Exercise brief:
Look through the data for the string "chart". Copy every line where it is found.

Raw records:
........

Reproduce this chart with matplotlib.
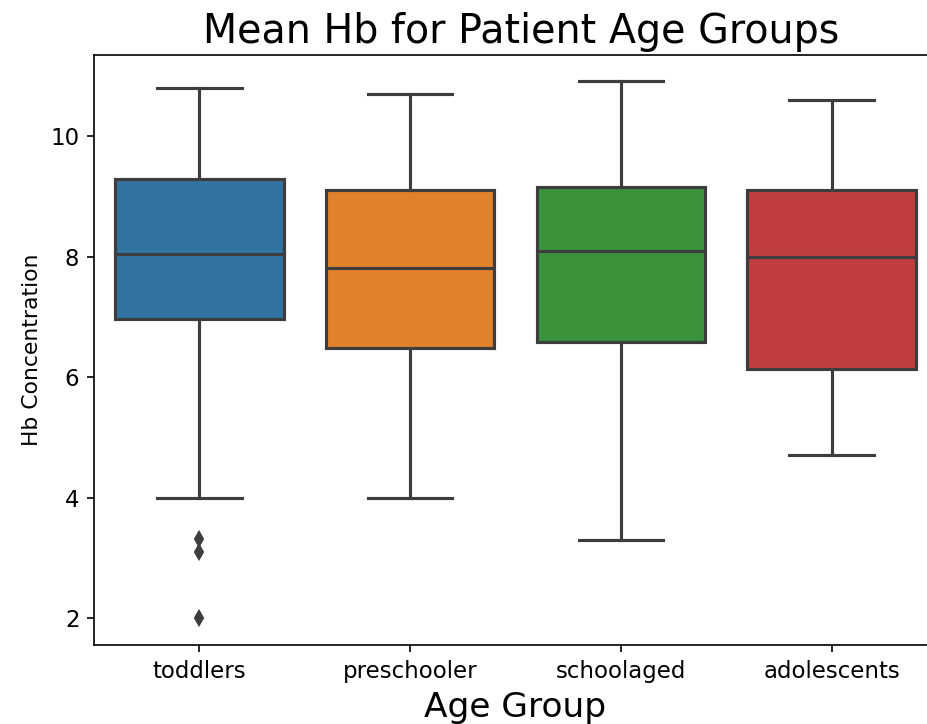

........

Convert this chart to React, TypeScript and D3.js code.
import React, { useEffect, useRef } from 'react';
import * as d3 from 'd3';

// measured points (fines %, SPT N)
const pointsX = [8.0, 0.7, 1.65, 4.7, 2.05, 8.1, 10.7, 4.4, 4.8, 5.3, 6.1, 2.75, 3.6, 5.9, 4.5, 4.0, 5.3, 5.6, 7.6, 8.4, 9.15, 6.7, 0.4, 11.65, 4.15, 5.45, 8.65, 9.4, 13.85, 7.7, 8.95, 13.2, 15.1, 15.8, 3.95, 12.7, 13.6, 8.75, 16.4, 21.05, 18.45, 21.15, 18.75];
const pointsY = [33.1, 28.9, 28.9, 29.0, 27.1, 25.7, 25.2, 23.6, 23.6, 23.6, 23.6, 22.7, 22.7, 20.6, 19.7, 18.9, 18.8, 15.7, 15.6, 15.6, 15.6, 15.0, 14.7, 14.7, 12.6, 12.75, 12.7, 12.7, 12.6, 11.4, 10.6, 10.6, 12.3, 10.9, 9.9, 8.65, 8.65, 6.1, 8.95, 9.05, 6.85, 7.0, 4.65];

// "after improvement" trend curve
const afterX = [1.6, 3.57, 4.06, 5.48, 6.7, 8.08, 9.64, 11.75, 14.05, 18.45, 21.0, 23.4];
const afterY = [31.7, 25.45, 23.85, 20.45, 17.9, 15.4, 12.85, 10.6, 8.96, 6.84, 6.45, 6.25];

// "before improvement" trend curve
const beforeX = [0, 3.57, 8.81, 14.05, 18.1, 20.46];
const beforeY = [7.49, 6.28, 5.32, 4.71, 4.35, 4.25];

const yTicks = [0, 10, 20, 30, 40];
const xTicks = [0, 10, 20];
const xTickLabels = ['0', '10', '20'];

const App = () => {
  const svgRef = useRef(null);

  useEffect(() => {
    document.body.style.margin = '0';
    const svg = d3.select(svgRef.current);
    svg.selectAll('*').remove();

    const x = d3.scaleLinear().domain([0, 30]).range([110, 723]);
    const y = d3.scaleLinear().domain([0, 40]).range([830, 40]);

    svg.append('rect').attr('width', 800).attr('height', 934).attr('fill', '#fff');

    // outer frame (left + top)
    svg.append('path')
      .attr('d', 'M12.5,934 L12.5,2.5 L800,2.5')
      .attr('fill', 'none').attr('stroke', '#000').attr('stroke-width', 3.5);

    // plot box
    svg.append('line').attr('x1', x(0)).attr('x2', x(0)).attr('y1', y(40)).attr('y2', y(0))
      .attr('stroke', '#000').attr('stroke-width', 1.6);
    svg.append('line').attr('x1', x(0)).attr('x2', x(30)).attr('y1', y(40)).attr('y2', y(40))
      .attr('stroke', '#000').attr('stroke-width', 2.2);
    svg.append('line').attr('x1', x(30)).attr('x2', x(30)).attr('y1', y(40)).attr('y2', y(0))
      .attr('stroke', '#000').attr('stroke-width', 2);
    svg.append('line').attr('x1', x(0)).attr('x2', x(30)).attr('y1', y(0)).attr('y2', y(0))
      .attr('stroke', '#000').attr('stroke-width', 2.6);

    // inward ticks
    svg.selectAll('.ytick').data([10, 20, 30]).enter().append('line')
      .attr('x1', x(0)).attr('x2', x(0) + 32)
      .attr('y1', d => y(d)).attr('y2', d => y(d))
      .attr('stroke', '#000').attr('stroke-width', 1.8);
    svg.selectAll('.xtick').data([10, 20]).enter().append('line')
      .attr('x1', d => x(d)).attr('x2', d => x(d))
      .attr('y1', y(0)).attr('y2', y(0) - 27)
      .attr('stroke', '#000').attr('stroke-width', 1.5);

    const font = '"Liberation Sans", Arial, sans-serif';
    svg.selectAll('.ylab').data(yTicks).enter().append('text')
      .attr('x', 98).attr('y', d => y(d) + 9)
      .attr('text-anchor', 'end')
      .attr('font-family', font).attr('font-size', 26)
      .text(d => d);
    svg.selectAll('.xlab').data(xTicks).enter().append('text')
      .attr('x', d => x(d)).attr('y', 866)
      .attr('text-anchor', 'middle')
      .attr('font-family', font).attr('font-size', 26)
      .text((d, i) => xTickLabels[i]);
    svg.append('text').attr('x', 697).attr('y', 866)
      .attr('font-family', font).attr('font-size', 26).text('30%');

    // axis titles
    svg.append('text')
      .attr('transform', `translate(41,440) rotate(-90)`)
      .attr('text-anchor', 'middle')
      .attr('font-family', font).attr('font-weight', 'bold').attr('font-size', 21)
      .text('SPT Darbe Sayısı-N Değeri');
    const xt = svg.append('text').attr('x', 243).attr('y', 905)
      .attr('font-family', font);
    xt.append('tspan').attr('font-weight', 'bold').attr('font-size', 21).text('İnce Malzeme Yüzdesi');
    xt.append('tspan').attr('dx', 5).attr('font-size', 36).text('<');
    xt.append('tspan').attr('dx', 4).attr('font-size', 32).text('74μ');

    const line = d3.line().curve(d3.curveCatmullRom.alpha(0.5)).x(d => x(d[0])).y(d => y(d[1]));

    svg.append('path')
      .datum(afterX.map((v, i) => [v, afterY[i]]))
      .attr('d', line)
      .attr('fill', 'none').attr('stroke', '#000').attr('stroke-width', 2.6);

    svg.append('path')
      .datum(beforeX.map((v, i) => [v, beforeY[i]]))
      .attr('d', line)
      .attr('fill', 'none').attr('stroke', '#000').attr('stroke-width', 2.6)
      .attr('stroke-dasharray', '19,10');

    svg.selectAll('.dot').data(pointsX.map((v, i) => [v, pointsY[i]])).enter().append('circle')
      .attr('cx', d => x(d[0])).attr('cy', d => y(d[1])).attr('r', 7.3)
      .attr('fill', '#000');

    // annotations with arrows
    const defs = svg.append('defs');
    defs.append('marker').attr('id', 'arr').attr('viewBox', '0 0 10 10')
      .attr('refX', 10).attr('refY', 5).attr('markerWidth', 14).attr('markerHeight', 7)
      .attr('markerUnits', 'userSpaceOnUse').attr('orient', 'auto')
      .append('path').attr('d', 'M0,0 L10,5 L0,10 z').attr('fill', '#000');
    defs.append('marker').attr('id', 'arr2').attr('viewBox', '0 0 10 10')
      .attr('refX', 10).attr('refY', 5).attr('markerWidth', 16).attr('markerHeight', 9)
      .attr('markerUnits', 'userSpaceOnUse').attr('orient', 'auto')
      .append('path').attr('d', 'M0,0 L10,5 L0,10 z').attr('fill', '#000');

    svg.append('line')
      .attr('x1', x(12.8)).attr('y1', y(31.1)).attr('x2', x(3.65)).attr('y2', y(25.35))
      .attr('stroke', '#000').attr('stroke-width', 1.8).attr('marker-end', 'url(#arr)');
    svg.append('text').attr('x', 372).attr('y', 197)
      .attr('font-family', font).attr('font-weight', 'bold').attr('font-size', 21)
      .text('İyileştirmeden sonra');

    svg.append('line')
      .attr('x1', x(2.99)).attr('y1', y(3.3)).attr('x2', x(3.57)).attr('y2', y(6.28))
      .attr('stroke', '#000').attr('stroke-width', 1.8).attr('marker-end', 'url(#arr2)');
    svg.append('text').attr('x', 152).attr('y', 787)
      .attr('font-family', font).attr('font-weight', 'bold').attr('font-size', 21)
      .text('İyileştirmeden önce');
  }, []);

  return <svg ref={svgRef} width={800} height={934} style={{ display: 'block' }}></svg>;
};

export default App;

........

Solution to this task:
Reproduce this chart with matplotlib.
Convert this chart to React, TypeScript and D3.js code.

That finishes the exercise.